THE REQUEST - Search the material for "code" and show all lines that contain it.

SOURCE DATA -
** BEGIN **
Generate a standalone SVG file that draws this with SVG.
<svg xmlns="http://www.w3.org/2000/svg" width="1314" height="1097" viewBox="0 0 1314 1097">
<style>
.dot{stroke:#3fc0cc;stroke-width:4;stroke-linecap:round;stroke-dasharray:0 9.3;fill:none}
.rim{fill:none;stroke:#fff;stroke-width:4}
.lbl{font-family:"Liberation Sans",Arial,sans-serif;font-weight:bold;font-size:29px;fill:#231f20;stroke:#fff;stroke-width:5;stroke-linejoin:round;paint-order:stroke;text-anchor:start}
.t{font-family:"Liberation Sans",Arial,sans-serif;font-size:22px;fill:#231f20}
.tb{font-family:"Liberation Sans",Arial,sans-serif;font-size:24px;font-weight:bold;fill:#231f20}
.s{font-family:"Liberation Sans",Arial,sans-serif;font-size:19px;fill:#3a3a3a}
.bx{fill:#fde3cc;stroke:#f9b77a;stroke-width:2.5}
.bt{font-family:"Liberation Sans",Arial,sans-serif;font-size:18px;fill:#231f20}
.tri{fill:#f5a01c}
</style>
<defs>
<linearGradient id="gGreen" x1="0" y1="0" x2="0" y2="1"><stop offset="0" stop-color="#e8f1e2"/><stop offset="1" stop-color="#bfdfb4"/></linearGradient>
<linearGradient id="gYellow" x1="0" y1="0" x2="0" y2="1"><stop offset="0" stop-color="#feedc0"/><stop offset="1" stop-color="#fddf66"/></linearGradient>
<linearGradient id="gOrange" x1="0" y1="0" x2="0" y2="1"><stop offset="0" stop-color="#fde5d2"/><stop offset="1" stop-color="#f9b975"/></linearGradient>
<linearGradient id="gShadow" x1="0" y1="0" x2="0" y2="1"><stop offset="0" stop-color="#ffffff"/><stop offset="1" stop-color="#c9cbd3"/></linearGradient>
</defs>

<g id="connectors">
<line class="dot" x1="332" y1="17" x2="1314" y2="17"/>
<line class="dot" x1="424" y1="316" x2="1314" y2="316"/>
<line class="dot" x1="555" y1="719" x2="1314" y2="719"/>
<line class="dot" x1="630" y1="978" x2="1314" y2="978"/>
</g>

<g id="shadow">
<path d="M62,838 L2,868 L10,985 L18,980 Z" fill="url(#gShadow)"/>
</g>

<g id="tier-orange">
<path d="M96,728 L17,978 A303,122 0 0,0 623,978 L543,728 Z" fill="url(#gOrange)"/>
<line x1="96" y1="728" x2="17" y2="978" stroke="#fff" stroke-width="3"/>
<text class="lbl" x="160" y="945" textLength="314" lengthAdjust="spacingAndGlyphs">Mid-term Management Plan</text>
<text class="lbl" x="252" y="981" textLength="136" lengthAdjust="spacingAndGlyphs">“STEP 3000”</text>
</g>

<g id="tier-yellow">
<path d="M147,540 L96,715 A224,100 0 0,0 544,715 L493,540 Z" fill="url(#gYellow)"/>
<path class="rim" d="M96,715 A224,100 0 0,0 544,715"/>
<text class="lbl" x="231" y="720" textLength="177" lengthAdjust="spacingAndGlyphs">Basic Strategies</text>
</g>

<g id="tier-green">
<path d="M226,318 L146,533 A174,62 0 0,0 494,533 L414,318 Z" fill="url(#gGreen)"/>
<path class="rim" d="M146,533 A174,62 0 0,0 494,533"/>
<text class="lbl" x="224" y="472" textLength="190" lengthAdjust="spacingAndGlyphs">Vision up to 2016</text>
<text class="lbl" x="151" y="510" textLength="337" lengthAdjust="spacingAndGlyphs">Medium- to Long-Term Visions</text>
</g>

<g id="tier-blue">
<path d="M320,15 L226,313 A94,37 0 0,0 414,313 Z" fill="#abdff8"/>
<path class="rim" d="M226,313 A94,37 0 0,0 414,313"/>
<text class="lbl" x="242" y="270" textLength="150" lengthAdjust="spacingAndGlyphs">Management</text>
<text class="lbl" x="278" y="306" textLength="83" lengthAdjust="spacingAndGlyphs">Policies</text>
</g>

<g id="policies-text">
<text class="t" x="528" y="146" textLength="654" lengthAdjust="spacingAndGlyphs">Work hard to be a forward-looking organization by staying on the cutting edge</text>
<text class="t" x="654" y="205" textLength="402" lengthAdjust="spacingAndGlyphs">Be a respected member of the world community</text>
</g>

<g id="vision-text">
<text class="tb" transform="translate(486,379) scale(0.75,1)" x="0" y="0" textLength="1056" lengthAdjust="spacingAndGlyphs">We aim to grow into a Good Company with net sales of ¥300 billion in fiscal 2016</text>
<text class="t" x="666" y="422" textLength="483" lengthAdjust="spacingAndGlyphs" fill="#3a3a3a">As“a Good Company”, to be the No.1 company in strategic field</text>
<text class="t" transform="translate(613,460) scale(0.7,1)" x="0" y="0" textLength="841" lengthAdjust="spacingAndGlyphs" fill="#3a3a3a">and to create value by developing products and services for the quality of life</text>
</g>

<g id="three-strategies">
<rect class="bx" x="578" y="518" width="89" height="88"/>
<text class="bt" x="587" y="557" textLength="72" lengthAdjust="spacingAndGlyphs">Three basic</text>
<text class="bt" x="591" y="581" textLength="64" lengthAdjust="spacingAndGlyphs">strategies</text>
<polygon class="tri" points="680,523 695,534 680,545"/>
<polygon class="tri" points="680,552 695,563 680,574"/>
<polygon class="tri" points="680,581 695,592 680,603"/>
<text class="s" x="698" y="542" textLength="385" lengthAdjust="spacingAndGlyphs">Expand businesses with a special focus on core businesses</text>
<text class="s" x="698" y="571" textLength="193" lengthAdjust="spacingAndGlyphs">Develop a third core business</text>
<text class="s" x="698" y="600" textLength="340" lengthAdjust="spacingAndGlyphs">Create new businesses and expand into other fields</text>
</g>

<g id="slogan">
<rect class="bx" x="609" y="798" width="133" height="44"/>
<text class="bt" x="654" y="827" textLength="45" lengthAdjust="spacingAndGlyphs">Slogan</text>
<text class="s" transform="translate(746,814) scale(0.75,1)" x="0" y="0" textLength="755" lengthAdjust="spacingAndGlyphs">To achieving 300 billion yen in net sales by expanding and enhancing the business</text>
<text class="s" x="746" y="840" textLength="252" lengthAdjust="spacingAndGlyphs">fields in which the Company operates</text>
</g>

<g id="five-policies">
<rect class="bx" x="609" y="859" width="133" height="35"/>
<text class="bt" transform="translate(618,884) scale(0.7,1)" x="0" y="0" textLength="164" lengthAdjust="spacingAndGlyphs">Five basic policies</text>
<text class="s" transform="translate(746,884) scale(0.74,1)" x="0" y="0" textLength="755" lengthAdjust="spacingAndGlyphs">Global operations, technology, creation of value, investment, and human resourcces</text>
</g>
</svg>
** END **
** BEGIN **
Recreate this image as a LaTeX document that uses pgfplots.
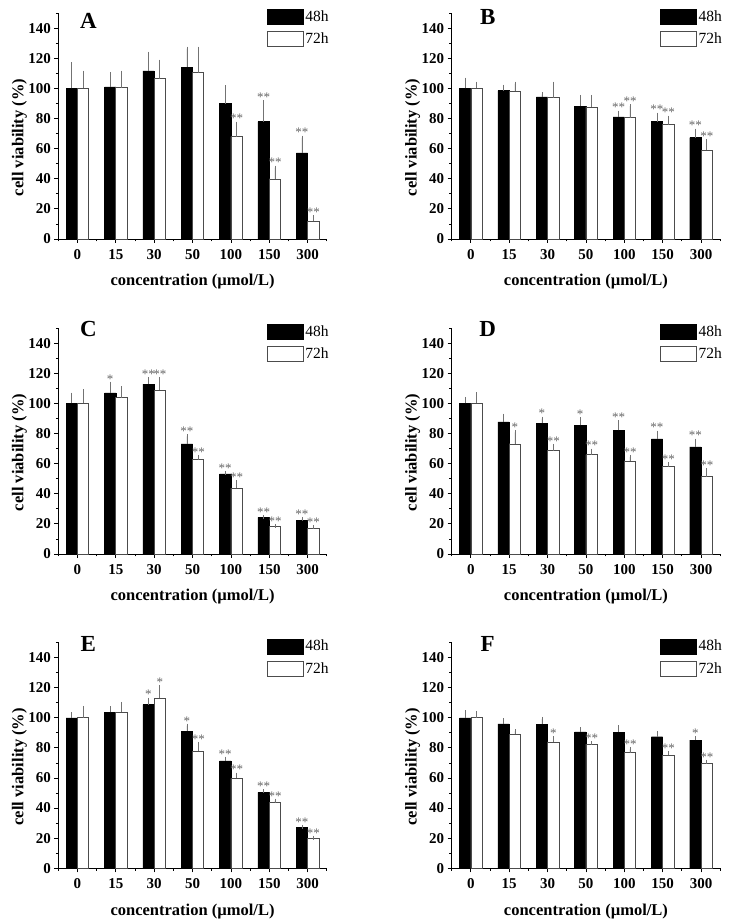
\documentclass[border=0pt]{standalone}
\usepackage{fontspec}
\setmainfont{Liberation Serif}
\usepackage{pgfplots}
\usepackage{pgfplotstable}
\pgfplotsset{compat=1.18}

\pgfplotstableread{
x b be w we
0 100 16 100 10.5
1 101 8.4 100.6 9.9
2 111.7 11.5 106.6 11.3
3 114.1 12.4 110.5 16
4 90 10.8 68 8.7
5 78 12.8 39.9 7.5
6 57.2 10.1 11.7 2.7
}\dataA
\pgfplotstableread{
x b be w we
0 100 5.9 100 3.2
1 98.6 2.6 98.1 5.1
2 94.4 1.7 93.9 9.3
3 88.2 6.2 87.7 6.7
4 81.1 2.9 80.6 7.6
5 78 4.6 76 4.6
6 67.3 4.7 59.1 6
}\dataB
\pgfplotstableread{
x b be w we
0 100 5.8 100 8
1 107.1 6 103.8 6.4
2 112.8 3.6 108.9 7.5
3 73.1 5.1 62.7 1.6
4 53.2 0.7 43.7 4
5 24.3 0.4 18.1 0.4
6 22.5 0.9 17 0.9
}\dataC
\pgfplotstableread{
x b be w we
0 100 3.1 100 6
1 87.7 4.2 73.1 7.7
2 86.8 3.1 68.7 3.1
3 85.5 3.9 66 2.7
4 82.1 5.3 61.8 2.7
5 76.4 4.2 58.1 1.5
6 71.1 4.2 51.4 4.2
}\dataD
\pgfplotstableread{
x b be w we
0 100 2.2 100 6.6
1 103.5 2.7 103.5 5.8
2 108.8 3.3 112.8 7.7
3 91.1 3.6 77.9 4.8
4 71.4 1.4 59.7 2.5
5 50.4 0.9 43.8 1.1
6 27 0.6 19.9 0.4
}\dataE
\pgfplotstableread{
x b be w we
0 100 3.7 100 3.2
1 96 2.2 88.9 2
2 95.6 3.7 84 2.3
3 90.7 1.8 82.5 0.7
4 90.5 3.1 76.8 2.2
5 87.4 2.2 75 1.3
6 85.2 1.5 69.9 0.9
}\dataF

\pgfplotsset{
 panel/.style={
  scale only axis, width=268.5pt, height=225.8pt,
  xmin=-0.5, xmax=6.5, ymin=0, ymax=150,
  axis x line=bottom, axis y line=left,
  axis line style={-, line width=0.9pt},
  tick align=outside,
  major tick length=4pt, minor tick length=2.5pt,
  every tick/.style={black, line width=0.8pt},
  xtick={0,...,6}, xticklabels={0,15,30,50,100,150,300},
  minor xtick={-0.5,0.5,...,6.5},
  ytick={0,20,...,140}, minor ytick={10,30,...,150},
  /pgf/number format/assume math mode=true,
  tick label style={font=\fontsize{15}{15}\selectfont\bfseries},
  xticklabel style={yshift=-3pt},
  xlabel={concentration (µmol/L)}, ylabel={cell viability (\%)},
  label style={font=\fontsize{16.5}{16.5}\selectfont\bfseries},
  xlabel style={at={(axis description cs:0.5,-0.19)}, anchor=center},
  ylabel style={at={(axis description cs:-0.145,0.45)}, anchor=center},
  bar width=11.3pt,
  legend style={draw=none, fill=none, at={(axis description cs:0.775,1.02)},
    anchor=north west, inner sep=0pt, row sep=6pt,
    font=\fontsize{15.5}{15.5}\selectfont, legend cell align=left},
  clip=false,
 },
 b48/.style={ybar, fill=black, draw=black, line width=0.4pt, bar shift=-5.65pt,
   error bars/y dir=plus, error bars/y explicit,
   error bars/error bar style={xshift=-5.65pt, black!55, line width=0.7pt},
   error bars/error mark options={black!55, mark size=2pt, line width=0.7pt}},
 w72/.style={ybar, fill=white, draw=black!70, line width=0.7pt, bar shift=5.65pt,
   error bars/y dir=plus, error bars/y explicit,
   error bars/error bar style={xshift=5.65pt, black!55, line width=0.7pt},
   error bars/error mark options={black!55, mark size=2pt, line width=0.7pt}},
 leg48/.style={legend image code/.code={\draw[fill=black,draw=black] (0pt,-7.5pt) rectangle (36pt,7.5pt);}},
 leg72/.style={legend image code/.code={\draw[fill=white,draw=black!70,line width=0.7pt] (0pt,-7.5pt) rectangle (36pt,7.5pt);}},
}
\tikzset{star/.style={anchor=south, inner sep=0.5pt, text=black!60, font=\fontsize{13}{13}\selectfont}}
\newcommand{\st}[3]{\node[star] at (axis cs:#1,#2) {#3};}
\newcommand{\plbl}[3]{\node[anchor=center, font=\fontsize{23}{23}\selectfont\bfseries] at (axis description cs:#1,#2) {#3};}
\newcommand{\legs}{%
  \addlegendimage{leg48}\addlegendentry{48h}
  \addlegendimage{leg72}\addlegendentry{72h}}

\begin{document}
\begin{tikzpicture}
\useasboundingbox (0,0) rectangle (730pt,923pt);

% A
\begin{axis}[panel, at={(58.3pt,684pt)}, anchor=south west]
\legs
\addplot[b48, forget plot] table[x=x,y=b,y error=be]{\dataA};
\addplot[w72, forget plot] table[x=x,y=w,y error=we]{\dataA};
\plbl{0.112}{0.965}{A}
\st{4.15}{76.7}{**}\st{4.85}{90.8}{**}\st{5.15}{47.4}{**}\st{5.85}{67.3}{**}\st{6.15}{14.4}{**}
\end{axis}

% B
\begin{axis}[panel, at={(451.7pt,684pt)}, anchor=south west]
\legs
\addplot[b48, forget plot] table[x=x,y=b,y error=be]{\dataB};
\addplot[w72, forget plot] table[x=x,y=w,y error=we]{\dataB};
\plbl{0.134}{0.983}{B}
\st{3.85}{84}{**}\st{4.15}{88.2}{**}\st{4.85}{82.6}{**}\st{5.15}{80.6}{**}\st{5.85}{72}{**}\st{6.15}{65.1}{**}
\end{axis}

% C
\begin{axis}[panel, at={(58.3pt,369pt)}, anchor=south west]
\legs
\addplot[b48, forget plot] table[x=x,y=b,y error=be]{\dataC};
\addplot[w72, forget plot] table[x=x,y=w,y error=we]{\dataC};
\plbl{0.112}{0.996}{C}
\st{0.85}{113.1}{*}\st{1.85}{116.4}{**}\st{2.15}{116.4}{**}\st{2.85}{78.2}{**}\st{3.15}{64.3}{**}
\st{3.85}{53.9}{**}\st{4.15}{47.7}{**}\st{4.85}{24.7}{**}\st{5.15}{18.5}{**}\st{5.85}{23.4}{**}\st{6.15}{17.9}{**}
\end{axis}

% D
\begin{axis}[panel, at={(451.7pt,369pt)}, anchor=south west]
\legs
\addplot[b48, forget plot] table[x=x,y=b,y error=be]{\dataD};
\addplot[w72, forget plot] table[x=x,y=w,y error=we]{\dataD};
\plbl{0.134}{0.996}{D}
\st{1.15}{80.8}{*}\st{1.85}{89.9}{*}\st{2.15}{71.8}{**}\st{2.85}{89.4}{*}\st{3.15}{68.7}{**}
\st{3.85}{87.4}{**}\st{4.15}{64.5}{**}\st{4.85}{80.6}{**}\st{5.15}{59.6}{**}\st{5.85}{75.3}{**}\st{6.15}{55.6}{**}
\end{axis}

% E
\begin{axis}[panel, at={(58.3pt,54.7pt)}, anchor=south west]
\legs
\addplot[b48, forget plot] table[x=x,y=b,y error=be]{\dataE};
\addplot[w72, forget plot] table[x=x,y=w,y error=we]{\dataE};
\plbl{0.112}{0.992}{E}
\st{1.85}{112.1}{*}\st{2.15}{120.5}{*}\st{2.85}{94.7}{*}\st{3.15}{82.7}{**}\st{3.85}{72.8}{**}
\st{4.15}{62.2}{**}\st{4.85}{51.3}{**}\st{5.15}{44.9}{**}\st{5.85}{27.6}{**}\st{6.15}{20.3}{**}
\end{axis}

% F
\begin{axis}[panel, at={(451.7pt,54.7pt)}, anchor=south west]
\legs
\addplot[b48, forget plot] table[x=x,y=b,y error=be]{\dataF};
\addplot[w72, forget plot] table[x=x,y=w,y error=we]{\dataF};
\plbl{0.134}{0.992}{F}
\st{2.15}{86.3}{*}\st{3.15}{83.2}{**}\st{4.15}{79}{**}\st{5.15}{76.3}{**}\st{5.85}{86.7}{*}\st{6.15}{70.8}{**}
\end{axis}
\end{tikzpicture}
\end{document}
** END **
** BEGIN **
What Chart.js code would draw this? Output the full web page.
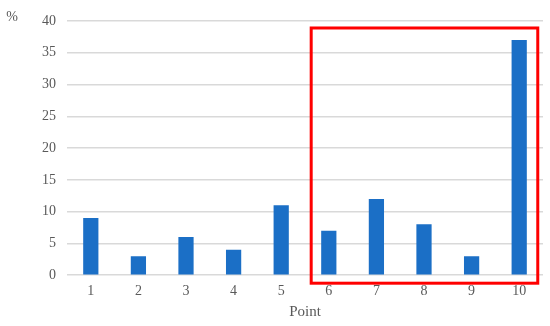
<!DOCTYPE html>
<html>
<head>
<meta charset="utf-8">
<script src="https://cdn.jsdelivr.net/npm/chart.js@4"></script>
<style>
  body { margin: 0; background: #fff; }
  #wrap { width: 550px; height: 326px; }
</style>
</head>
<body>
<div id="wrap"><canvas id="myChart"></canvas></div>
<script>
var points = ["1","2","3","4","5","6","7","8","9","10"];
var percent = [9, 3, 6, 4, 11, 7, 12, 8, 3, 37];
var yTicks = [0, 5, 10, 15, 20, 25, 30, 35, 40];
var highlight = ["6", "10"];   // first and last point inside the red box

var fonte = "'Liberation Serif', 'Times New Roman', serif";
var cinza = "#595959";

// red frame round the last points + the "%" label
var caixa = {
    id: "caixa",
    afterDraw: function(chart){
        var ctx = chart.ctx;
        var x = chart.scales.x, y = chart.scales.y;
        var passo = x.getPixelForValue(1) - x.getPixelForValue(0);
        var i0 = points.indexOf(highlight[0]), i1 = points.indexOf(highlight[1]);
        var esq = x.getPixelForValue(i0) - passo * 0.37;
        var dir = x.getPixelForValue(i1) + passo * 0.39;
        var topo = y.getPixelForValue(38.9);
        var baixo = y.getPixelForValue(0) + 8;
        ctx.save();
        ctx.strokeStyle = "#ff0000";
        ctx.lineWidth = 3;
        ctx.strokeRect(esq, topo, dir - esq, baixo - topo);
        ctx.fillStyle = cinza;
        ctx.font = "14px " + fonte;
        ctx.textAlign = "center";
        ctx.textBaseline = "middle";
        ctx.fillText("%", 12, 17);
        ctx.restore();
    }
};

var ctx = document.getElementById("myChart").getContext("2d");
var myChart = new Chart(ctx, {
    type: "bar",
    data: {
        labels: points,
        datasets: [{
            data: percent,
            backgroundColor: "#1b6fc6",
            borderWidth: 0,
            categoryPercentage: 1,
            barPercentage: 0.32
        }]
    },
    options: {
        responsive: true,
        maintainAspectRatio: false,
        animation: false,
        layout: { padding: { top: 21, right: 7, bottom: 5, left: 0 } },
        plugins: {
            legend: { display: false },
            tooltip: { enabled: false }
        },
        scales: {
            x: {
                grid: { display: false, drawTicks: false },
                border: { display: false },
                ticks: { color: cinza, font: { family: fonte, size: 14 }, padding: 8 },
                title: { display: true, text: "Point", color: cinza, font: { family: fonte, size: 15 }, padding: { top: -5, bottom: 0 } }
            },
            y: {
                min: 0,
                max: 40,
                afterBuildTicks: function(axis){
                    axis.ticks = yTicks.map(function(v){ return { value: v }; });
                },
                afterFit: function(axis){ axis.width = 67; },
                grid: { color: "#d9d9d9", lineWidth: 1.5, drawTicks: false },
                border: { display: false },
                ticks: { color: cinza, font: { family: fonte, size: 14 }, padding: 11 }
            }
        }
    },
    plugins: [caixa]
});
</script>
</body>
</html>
** END **
COMPLETE RESPONSE -
 leg48/.style={legend image code/.code={\draw[fill=black,draw=black] (0pt,-7.5pt) rectangle (36pt,7.5pt);}},
 leg72/.style={legend image code/.code={\draw[fill=white,draw=black!70,line width=0.7pt] (0pt,-7.5pt) rectangle (36pt,7.5pt);}},
What Chart.js code would draw this? Output the full web page.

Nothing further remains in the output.